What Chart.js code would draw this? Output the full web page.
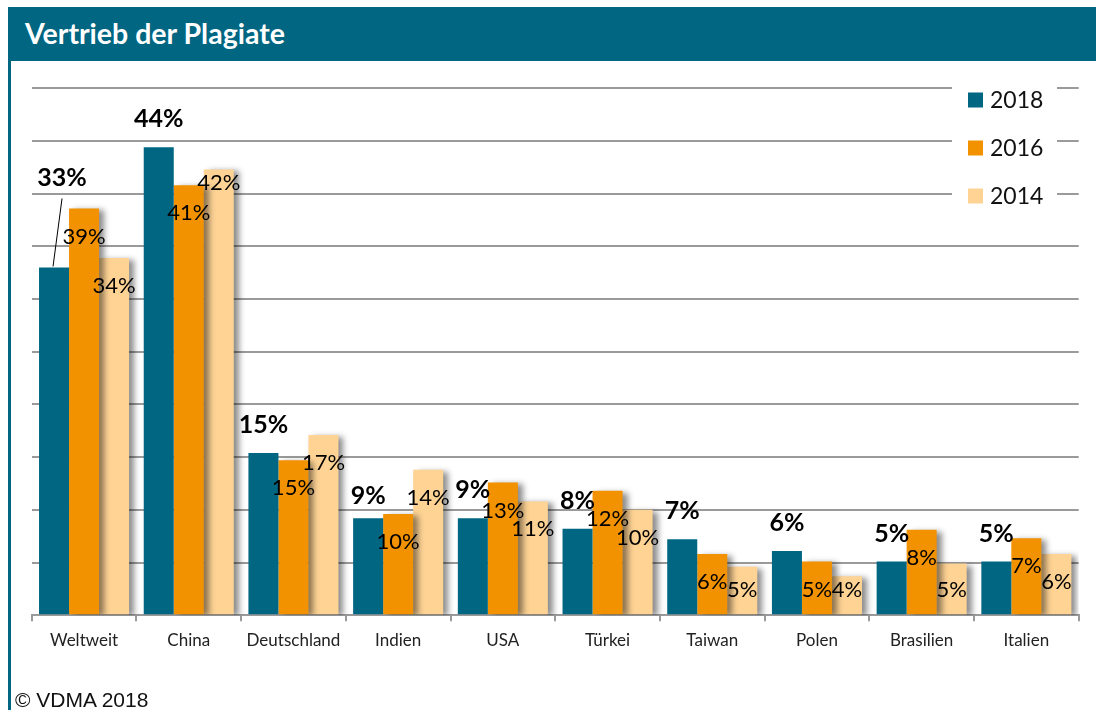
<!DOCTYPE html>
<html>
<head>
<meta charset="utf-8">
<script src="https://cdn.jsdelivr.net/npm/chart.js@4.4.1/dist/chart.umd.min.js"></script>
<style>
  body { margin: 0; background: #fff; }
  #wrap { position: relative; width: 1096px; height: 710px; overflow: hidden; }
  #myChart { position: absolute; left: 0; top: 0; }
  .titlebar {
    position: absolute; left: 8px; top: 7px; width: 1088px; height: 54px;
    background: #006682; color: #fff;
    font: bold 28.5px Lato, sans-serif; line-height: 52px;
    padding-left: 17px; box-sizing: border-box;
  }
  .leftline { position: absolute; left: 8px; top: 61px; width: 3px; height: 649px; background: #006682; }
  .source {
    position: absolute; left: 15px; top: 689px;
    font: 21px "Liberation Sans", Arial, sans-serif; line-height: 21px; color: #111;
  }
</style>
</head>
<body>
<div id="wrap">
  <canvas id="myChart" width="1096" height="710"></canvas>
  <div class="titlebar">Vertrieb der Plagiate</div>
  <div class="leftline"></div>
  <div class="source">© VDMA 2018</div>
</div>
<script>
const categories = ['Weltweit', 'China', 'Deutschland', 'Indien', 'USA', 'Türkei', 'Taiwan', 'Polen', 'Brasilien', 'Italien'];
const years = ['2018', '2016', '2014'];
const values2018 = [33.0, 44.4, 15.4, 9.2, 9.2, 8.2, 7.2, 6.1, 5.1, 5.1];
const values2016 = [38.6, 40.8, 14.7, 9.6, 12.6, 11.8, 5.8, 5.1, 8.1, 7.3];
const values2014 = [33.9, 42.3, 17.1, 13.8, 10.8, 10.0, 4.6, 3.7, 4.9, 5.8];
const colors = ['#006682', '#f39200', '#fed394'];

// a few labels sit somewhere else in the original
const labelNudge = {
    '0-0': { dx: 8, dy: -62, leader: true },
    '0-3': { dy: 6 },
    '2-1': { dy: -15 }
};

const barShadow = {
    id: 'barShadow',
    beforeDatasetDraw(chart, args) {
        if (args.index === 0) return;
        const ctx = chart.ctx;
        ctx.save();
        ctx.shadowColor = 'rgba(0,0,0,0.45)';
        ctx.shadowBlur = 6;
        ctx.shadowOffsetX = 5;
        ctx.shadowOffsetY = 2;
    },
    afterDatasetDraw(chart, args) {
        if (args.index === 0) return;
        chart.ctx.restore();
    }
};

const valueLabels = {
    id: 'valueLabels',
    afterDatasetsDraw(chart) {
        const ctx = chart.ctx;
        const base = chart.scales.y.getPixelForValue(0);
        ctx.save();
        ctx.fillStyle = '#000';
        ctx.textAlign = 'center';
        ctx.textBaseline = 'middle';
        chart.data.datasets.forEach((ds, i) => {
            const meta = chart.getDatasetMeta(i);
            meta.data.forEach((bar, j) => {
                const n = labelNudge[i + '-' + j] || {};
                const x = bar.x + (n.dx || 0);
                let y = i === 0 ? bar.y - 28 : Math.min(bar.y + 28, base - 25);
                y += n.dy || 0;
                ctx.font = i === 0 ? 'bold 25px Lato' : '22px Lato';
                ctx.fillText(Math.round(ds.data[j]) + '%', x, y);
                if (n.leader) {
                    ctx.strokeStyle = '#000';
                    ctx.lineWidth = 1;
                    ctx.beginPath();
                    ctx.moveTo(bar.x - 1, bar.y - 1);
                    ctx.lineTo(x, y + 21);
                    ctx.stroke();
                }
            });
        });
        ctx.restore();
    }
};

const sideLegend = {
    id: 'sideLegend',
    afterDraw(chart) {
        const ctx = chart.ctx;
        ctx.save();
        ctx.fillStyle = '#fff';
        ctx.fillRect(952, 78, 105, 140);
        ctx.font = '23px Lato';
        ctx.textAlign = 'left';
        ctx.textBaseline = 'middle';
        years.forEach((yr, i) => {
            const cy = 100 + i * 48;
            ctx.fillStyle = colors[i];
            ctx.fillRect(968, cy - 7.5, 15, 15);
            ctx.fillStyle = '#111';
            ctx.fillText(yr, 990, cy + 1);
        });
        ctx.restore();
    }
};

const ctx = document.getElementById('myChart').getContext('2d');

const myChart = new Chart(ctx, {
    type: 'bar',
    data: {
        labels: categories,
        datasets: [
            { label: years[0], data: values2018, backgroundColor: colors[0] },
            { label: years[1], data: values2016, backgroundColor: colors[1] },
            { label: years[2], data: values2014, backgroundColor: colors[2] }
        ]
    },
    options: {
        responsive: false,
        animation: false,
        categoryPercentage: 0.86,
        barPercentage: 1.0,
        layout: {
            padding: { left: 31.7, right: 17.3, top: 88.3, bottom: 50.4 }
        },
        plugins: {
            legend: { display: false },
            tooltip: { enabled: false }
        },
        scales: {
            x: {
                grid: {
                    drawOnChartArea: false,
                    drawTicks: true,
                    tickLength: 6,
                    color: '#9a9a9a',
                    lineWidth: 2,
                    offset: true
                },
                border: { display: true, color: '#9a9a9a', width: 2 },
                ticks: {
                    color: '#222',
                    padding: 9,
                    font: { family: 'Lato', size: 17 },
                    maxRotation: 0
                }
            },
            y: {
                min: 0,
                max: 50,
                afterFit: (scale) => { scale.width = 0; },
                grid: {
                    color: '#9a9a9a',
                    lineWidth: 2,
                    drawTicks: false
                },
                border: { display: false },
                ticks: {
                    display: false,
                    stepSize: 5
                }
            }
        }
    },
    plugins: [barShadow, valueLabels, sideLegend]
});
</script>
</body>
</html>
---*---
REQUIRED WORK
Without including any pictures, print all of the material exactly as given.

WRITTEN REPLY
What Chart.js code would draw this? Output the full web page.
<!DOCTYPE html>
<html>
<head>
<meta charset="utf-8">
<script src="https://cdn.jsdelivr.net/npm/chart.js@4.4.1/dist/chart.umd.min.js"></script>
<style>
  body { margin: 0; background: #fff; }
  #wrap { position: relative; width: 1096px; height: 710px; overflow: hidden; }
  #myChart { position: absolute; left: 0; top: 0; }
  .titlebar {
    position: absolute; left: 8px; top: 7px; width: 1088px; height: 54px;
    background: #006682; color: #fff;
    font: bold 28.5px Lato, sans-serif; line-height: 52px;
    padding-left: 17px; box-sizing: border-box;
  }
  .leftline { position: absolute; left: 8px; top: 61px; width: 3px; height: 649px; background: #006682; }
  .source {
    position: absolute; left: 15px; top: 689px;
    font: 21px "Liberation Sans", Arial, sans-serif; line-height: 21px; color: #111;
  }
</style>
</head>
<body>
<div id="wrap">
  <canvas id="myChart" width="1096" height="710"></canvas>
  <div class="titlebar">Vertrieb der Plagiate</div>
  <div class="leftline"></div>
  <div class="source">© VDMA 2018</div>
</div>
<script>
const categories = ['Weltweit', 'China', 'Deutschland', 'Indien', 'USA', 'Türkei', 'Taiwan', 'Polen', 'Brasilien', 'Italien'];
const years = ['2018', '2016', '2014'];
const values2018 = [33.0, 44.4, 15.4, 9.2, 9.2, 8.2, 7.2, 6.1, 5.1, 5.1];
const values2016 = [38.6, 40.8, 14.7, 9.6, 12.6, 11.8, 5.8, 5.1, 8.1, 7.3];
const values2014 = [33.9, 42.3, 17.1, 13.8, 10.8, 10.0, 4.6, 3.7, 4.9, 5.8];
const colors = ['#006682', '#f39200', '#fed394'];

// a few labels sit somewhere else in the original
const labelNudge = {
    '0-0': { dx: 8, dy: -62, leader: true },
    '0-3': { dy: 6 },
    '2-1': { dy: -15 }
};

const barShadow = {
    id: 'barShadow',
    beforeDatasetDraw(chart, args) {
        if (args.index === 0) return;
        const ctx = chart.ctx;
        ctx.save();
        ctx.shadowColor = 'rgba(0,0,0,0.45)';
        ctx.shadowBlur = 6;
        ctx.shadowOffsetX = 5;
        ctx.shadowOffsetY = 2;
    },
    afterDatasetDraw(chart, args) {
        if (args.index === 0) return;
        chart.ctx.restore();
    }
};

const valueLabels = {
    id: 'valueLabels',
    afterDatasetsDraw(chart) {
        const ctx = chart.ctx;
        const base = chart.scales.y.getPixelForValue(0);
        ctx.save();
        ctx.fillStyle = '#000';
        ctx.textAlign = 'center';
        ctx.textBaseline = 'middle';
        chart.data.datasets.forEach((ds, i) => {
            const meta = chart.getDatasetMeta(i);
            meta.data.forEach((bar, j) => {
                const n = labelNudge[i + '-' + j] || {};
                const x = bar.x + (n.dx || 0);
                let y = i === 0 ? bar.y - 28 : Math.min(bar.y + 28, base - 25);
                y += n.dy || 0;
                ctx.font = i === 0 ? 'bold 25px Lato' : '22px Lato';
                ctx.fillText(Math.round(ds.data[j]) + '%', x, y);
                if (n.leader) {
                    ctx.strokeStyle = '#000';
                    ctx.lineWidth = 1;
                    ctx.beginPath();
                    ctx.moveTo(bar.x - 1, bar.y - 1);
                    ctx.lineTo(x, y + 21);
                    ctx.stroke();
                }
            });
        });
        ctx.restore();
    }
};

const sideLegend = {
    id: 'sideLegend',
    afterDraw(chart) {
        const ctx = chart.ctx;
        ctx.save();
        ctx.fillStyle = '#fff';
        ctx.fillRect(952, 78, 105, 140);
        ctx.font = '23px Lato';
        ctx.textAlign = 'left';
        ctx.textBaseline = 'middle';
        years.forEach((yr, i) => {
            const cy = 100 + i * 48;
            ctx.fillStyle = colors[i];
            ctx.fillRect(968, cy - 7.5, 15, 15);
            ctx.fillStyle = '#111';
            ctx.fillText(yr, 990, cy + 1);
        });
        ctx.restore();
    }
};

const ctx = document.getElementById('myChart').getContext('2d');

const myChart = new Chart(ctx, {
    type: 'bar',
    data: {
        labels: categories,
        datasets: [
            { label: years[0], data: values2018, backgroundColor: colors[0] },
            { label: years[1], data: values2016, backgroundColor: colors[1] },
            { label: years[2], data: values2014, backgroundColor: colors[2] }
        ]
    },
    options: {
        responsive: false,
        animation: false,
        categoryPercentage: 0.86,
        barPercentage: 1.0,
        layout: {
            padding: { left: 31.7, right: 17.3, top: 88.3, bottom: 50.4 }
        },
        plugins: {
            legend: { display: false },
            tooltip: { enabled: false }
        },
        scales: {
            x: {
                grid: {
                    drawOnChartArea: false,
                    drawTicks: true,
                    tickLength: 6,
                    color: '#9a9a9a',
                    lineWidth: 2,
                    offset: true
                },
                border: { display: true, color: '#9a9a9a', width: 2 },
                ticks: {
                    color: '#222',
                    padding: 9,
                    font: { family: 'Lato', size: 17 },
                    maxRotation: 0
                }
            },
            y: {
                min: 0,
                max: 50,
                afterFit: (scale) => { scale.width = 0; },
                grid: {
                    color: '#9a9a9a',
                    lineWidth: 2,
                    drawTicks: false
                },
                border: { display: false },
                ticks: {
                    display: false,
                    stepSize: 5
                }
            }
        }
    },
    plugins: [barShadow, valueLabels, sideLegend]
});
</script>
</body>
</html>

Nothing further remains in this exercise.